Gas accounts for 50% of Turkey's electricity generation and 31% of the primary energy supply (oil accounts for 28%). There is an intimate relationship between Turkish growth and the sustainability of energy supply. In particular, Turkey is a relatively energy-intensive economy, which takes a disproportionate hit when global energy prices rise.

Every $1,000 of Turkish GDP requires 0.26 ton of oil equivalent, whereas the average for the 34 developed countries that are members of the Organization for Economic Cooperation and Development is 0.18. Energy demand and electricity demand may continue to grow as much as 7% per year as they have done recently.

The World Bank estimates that a possible 27% in energy savings is possible through retrofitting residential buildings and industrial plants. This could save the equivalent of over 100 million barrels of oil per year, or 20% of the country's average annual imports.

The economy will also gain if the proposed Trans-Anatolian Gas Pipeline (TAGP, also called TANAP after its initials in Turkish) is implemented, carrying natural gas from Azerbaijan's offshore Shah Deniz deposit. Azerbaijan is set to become the largest foreign investor in Turkey as principal owner of the TAGP, along with which it is also building petrochemical complexes and associated infrastructure.
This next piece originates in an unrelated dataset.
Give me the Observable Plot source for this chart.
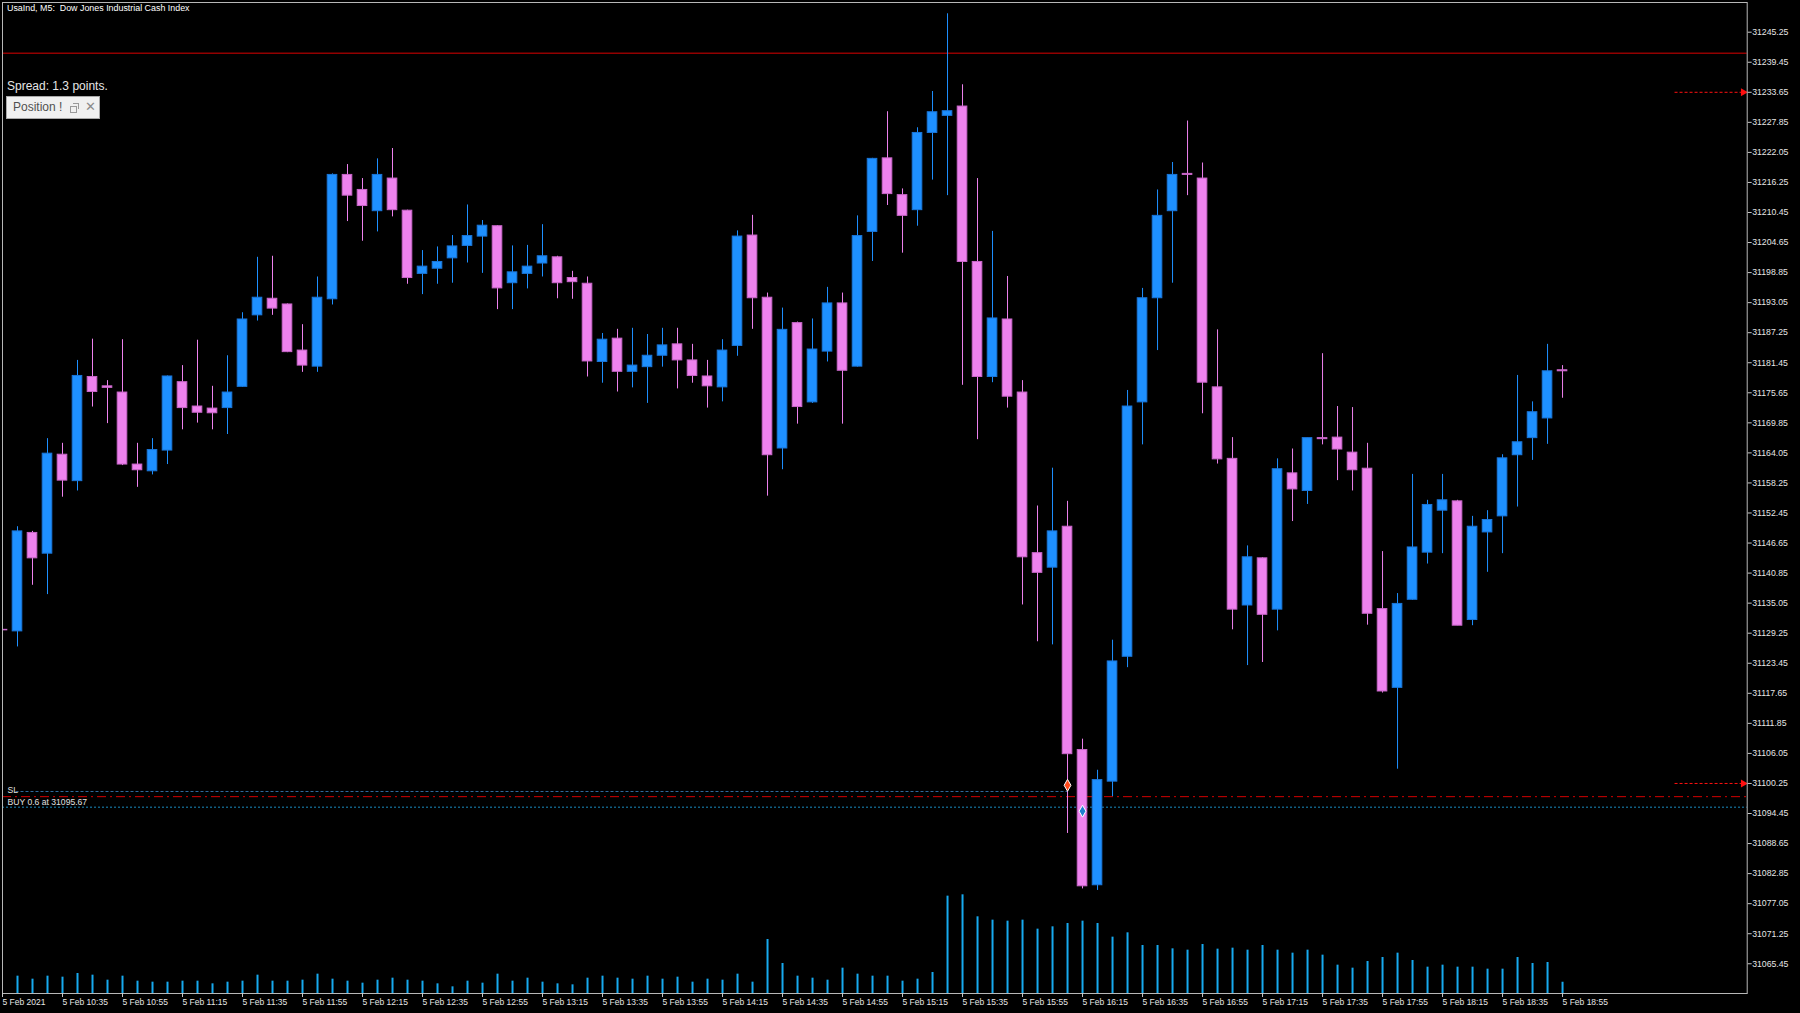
<!DOCTYPE html>
<html>
<head>
<meta charset="utf-8">
<script src="https://cdn.jsdelivr.net/npm/d3@7"></script>
<script src="https://cdn.jsdelivr.net/npm/@observablehq/plot@0.6"></script>
<style>
  html, body { margin: 0; padding: 0; background: #000; }
  #wrap { position: relative; width: 1800px; height: 1013px; overflow: hidden; background: #000; }
  #chart { position: absolute; left: 0; top: 0; }
  .ov { position: absolute; font-family: "Liberation Sans", Arial, sans-serif; white-space: nowrap; }
  #title { left: 7px; top: 3px; font-size: 8.9px; color: #ffffff; }
  #spread { left: 7px; top: 79px; font-size: 12px; color: #e6e6e6; }
  #pos { left: 6px; top: 96px; width: 92px; height: 21px; background: #f0f0f0; border: 1px solid #a8a8a8; }
  #pos .t { position: absolute; left: 6px; top: 3px; font-size: 12px; color: #505050; }
  #pos .r1 { position: absolute; left: 63px; top: 9px; width: 5px; height: 5px; border: 1px solid #9a9a9a; }
  #pos .r2 { position: absolute; left: 66px; top: 6px; width: 5px; height: 5px; border: 1px solid #9a9a9a; border-left: none; border-bottom: none; }
  #pos .x { position: absolute; left: 78px; top: 2px; font-size: 13px; color: #8a8a8a; font-family: "DejaVu Sans", sans-serif; }
</style>
</head>
<body>
<div id="wrap">
  <div id="chart"></div>
  <div class="ov" id="title">UsaInd, M5:&nbsp; Dow Jones Industrial Cash Index</div>
  <div class="ov" id="spread">Spread: 1.3 points.</div>
  <div class="ov" id="pos"><span class="t">Position !</span><span class="r1"></span><span class="r2"></span><span class="x">✕</span></div>
</div>
<script>
// ---- data (5-minute bars, 5 Feb 2021, 10:15 .. 18:55) ----
const barOpen = [
31129.9,31129.6,31148.6,31144.6,31163.7,31158.6,31178.7,31176.9,31175.7,31161.8,
31160.5,31164.5,31177.7,31173.0,31172.6,31172.7,31176.8,31190.6,31193.8,31192.7,
31183.8,31180.7,31193.7,31217.7,31214.8,31210.7,31217.0,31210.8,31198.6,31199.6,
31201.6,31204.0,31205.8,31207.8,31196.8,31198.6,31200.6,31201.8,31197.8,31196.7,
31181.6,31186.1,31179.7,31180.6,31182.8,31185.0,31181.9,31178.8,31176.7,31184.7,
31206.0,31194.0,31164.9,31189.1,31173.8,31183.6,31192.9,31180.7,31206.7,31220.9,
31213.8,31210.9,31225.8,31229.1,31230.9,31200.9,31178.7,31189.8,31175.7,31144.7,
31141.9,31149.8,31106.7,31080.6,31100.6,31124.7,31173.8,31193.9,31210.7,31217.9,
31217.0,31176.7,31162.9,31134.6,31143.7,31133.8,31160.1,31156.7,31166.9,31167.0,
31164.1,31161.0,31133.9,31118.7,31135.7,31144.8,31152.9,31154.7,31131.8,31148.7,
31151.8,31163.6,31166.9,31170.7,31180.0];
const barHigh = [
31130.0,31149.8,31148.9,31166.8,31165.9,31181.9,31186.0,31178.0,31185.9,31165.9,
31166.8,31178.9,31180.9,31185.8,31176.9,31182.8,31191.1,31201.8,31202.0,31192.8,
31188.8,31198.0,31217.9,31219.7,31217.0,31220.8,31222.8,31210.9,31203.1,31203.8,
31206.0,31211.9,31208.9,31207.9,31204.0,31204.1,31208.1,31202.0,31199.1,31198.0,
31187.1,31187.9,31188.1,31186.9,31188.1,31188.1,31185.0,31181.9,31185.9,31206.9,
31209.9,31194.9,31192.0,31189.3,31189.9,31196.0,31194.9,31209.8,31220.9,31229.9,
31215.0,31226.8,31233.8,31248.8,31235.1,31217.0,31206.8,31198.1,31178.0,31153.8,
31161.1,31154.7,31108.8,31102.8,31127.9,31176.1,31195.8,31214.8,31220.1,31228.1,
31220.0,31187.8,31167.0,31146.1,31143.8,31162.9,31164.8,31166.9,31183.2,31173.0,
31172.8,31165.9,31145.0,31136.9,31159.9,31154.9,31159.9,31154.9,31151.8,31152.9,
31163.7,31179.0,31173.9,31185.0,31180.9];
const barLow = [
31129.7,31126.6,31138.5,31136.7,31155.5,31156.7,31172.9,31169.7,31161.6,31157.4,
31159.8,31161.8,31168.5,31169.8,31168.5,31167.6,31176.7,31189.5,31190.6,31183.4,
31179.6,31179.6,31192.6,31208.7,31204.9,31206.7,31209.6,31196.6,31194.6,31196.6,
31196.8,31200.7,31198.7,31191.7,31191.7,31195.7,31198.0,31193.8,31193.7,31178.7,
31177.5,31175.8,31176.6,31173.6,31180.6,31176.4,31177.5,31172.7,31173.9,31182.7,
31187.9,31155.7,31160.8,31169.6,31173.6,31181.6,31169.6,31180.6,31201.0,31211.8,
31202.6,31207.8,31216.7,31213.7,31177.1,31166.6,31177.6,31172.7,31134.7,31127.6,
31127.0,31090.6,31079.9,31079.6,31097.7,31122.6,31165.6,31183.8,31196.8,31213.7,
31171.6,31161.9,31129.9,31123.0,31123.6,31129.7,31150.8,31154.1,31165.6,31158.7,
31156.7,31130.8,31117.7,31103.0,31135.6,31142.6,31144.6,31130.7,31130.7,31141.0,
31144.6,31153.6,31162.6,31165.7,31174.6];
const barClose = [
31129.8,31148.9,31143.7,31163.9,31158.7,31178.9,31175.8,31176.6,31161.8,31160.7,
31164.6,31178.8,31172.7,31171.8,31171.7,31175.7,31189.8,31194.0,31191.9,31183.5,
31180.9,31194.0,31217.7,31213.7,31211.7,31217.7,31210.9,31197.8,31200.0,31200.9,
31203.9,31205.9,31207.9,31195.8,31198.9,31200.0,31202.0,31196.8,31197.0,31181.7,
31185.9,31179.7,31180.9,31182.8,31184.8,31181.9,31178.9,31176.9,31183.8,31205.8,
31193.9,31163.6,31187.8,31172.9,31184.0,31192.9,31179.9,31205.9,31220.8,31214.0,
31209.8,31225.8,31229.8,31230.0,31200.9,31178.7,31190.0,31174.9,31143.9,31140.9,
31148.9,31105.9,31080.4,31100.9,31123.8,31173.0,31193.9,31209.8,31217.7,31217.7,
31177.6,31162.8,31133.8,31143.9,31132.8,31160.9,31157.0,31166.9,31166.7,31164.7,
31160.7,31133.0,31118.0,31134.9,31145.8,31154.0,31154.9,31130.7,31149.8,31151.1,
31163.0,31166.1,31171.9,31179.8,31179.8];
const tickVolume = [
null,52,43,52,49,60,55,40,52,37,
34,34,37,37,29,34,37,55,37,37,
40,58,43,37,31,40,46,40,37,29,
20,37,31,58,37,46,34,29,26,46,
52,46,43,52,43,49,34,43,40,58,
34,162,90,52,46,40,76,58,52,52,
37,43,63,292,296,230,220,217,220,193,
200,210,217,210,169,182,144,144,134,130,
147,133,136,130,144,130,121,130,115,85,
76,96,108,121,99,79,85,79,79,73,
73,108,90,93,34];

const priceTicks = [31245.25,31239.45,31233.65,31227.85,31222.05,31216.25,31210.45,31204.65,
31198.85,31193.05,31187.25,31181.45,31175.65,31169.85,31164.05,31158.25,31152.45,31146.65,
31140.85,31135.05,31129.25,31123.45,31117.65,31111.85,31106.05,31100.25,31094.45,31088.65,
31082.85,31077.05,31071.25,31065.45];
const timeTickBars = [0,4,8,12,16,20,24,28,32,36,40,44,48,52,56,60,64,68,72,76,80,84,88,92,96,100,104];
const timeTickLabels = ["5 Feb 2021","5 Feb 10:35","5 Feb 10:55","5 Feb 11:15","5 Feb 11:35","5 Feb 11:55",
"5 Feb 12:15","5 Feb 12:35","5 Feb 12:55","5 Feb 13:15","5 Feb 13:35","5 Feb 13:55","5 Feb 14:15",
"5 Feb 14:35","5 Feb 14:55","5 Feb 15:15","5 Feb 15:35","5 Feb 15:55","5 Feb 16:15","5 Feb 16:35",
"5 Feb 16:55","5 Feb 17:15","5 Feb 17:35","5 Feb 17:55","5 Feb 18:15","5 Feb 18:35","5 Feb 18:55"];

// trade / level annotations
const tpLevel = 31241.2;
const slLevel = 31097.7;
const orderLevel = 31098.7;
const buyPrice = 31095.67;
const arrowLevels = [31233.65, 31100.25];
const tradeMarks = [
  {bar: 71, price: 31099.9, kind: "exit"},
  {bar: 72, price: 31094.9, kind: "entry"}
];

// ---- chart ----
const BULL = "#1e90ff", BULL_EDGE = "#1b76d8";
const BEAR = "#ee82ee", BEAR_EDGE = "#c866c8";
const Y_MIN = 31059.71, Y_MAX = 31250.98;
const X_MAX = 116.31;
const BODY_HALF = 0.32;
const VOL_UNIT = 15.54; // volume units per price point

const bars = barOpen.map((o, i) => ({
  i, o, h: barHigh[i], l: barLow[i], c: barClose[i], v: tickVolume[i]
}));
const up = d => d.c >= d.o;
const labelOf = new Map(timeTickBars.map((b, k) => [b, timeTickLabels[k]]));

const chart = Plot.plot({
  width: 1800,
  height: 1013,
  marginLeft: 2,
  marginRight: 53.3,
  marginTop: 2,
  marginBottom: 20,
  style: {background: "#000", color: "#e6e6e6", fontFamily: "Liberation Sans, Arial, sans-serif"},
  x: {type: "linear", domain: [0, X_MAX], label: null},
  y: {type: "linear", domain: [Y_MIN, Y_MAX], label: null},
  color: {type: "identity"},
  marks: [
    // volumes
    Plot.ruleX(bars.filter(d => d.v != null), {
      x: "i", y1: () => Y_MIN, y2: d => Y_MIN + d.v / VOL_UNIT,
      stroke: "#17aaef", strokeWidth: 2, clip: true
    }),
    // level lines
    Plot.ruleY([tpLevel], {y: d => d, stroke: "#920000", strokeWidth: 1.5}),
    Plot.ruleY([slLevel], {y: d => d, stroke: "#d40000", strokeWidth: 1, strokeDasharray: "9,4,2,4"}),
    Plot.ruleY([orderLevel], {y: d => d, x1: () => 0.9, x2: () => 71, stroke: "#2f6c9c", strokeWidth: 1, strokeDasharray: "3,2"}),
    Plot.ruleY([buyPrice], {y: d => d, stroke: "#1a8cc0", strokeWidth: 1, strokeDasharray: "2,2"}),
    Plot.ruleY(arrowLevels, {y: d => d, x1: () => 111.5, x2: () => 116.0, stroke: "#ff1010", strokeWidth: 1, strokeDasharray: "3,2"}),
    Plot.dot(arrowLevels, {x: () => 116.05, y: d => d, symbol: "triangle", rotate: 90, r: 3, fill: "#ff1010", stroke: "none"}),
    // wicks
    Plot.ruleX(bars, {x: "i", y1: "l", y2: "h", stroke: d => up(d) ? BULL : BEAR, strokeWidth: 1, clip: true}),
    // bodies
    Plot.rect(bars, {
      x1: d => d.i - BODY_HALF, x2: d => d.i + BODY_HALF,
      y1: d => Math.min(d.o, d.c), y2: d => Math.max(d.o, d.c),
      fill: d => up(d) ? BULL : BEAR, stroke: d => up(d) ? BULL_EDGE : BEAR_EDGE,
      strokeWidth: 1, clip: true
    }),
    // trade markers
    Plot.dot(tradeMarks, {
      x: "bar", y: "price", symbol: "diamond", r: 3.6,
      fill: d => d.kind === "exit" ? "#ff4a1a" : "#1e7fd0", stroke: "#ffffff", strokeWidth: 1
    }),
    // level labels
    Plot.text(["SL"], {x: () => 0, y: () => orderLevel, dx: 5, dy: -1, textAnchor: "start", fill: "#e0e0e0", fontSize: 8.6}),
    Plot.text(["BUY 0.6 at " + buyPrice.toFixed(2)], {x: () => 0, y: () => buyPrice, dx: 5, dy: -5, textAnchor: "start", fill: "#e0e0e0", fontSize: 8.6}),
    // frame and axes
    Plot.frame({stroke: "#b8b8b8", strokeWidth: 1}),
    Plot.axisY({
      anchor: "right", ticks: priceTicks, tickFormat: d => d.toFixed(2),
      tickSize: 4, tickPadding: 1, fontSize: 8.7, fill: "#e6e6e6", stroke: "#c8c8c8", label: null
    }),
    Plot.axisX({
      anchor: "bottom", ticks: timeTickBars, tickFormat: d => labelOf.get(d),
      tickSize: 4, tickPadding: 1, fontSize: 8.5, textAnchor: "start", dx: 0,
      fill: "#e6e6e6", stroke: "#c8c8c8", label: null
    })
  ]
});
document.getElementById("chart").appendChild(chart);
</script>
</body>
</html>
Despite the negative side of the economy, aggrieved Erdogan is not alone in thinking S&P wrong in its outlook.

"Turkey has not defaulted [on its debt], was not subject to financial restructuring and is a powerful country with strong repayment ability," said RBS global head of emerging market research and strategy Timothy Ash, the comparison with debt-hit Greece implicit.

"Certainly it deserves a better grade ... Turkey continued fulfilling its responsibilities [vis-a-vis its creditors] even after the 2001 crisis. International markets consider Turkey already at investment country status. So one of these must be wrong, either the markets or the credit rating agencies."

Last June, Saruhan Ozel, chief economist of Turkey's Denizbank, noted that lenders received higher returns in lending to countries with lower credit ratings. (The lower rating indicates increased risk.)

"For a lot of corporate investors, countries like Turkey that are repaying all their debts on time without any problems but whose credit ratings are insistently kept below investment grade are valuable. By lending to them, they are making very good money," Ozel wrote in the Zaman newspaper.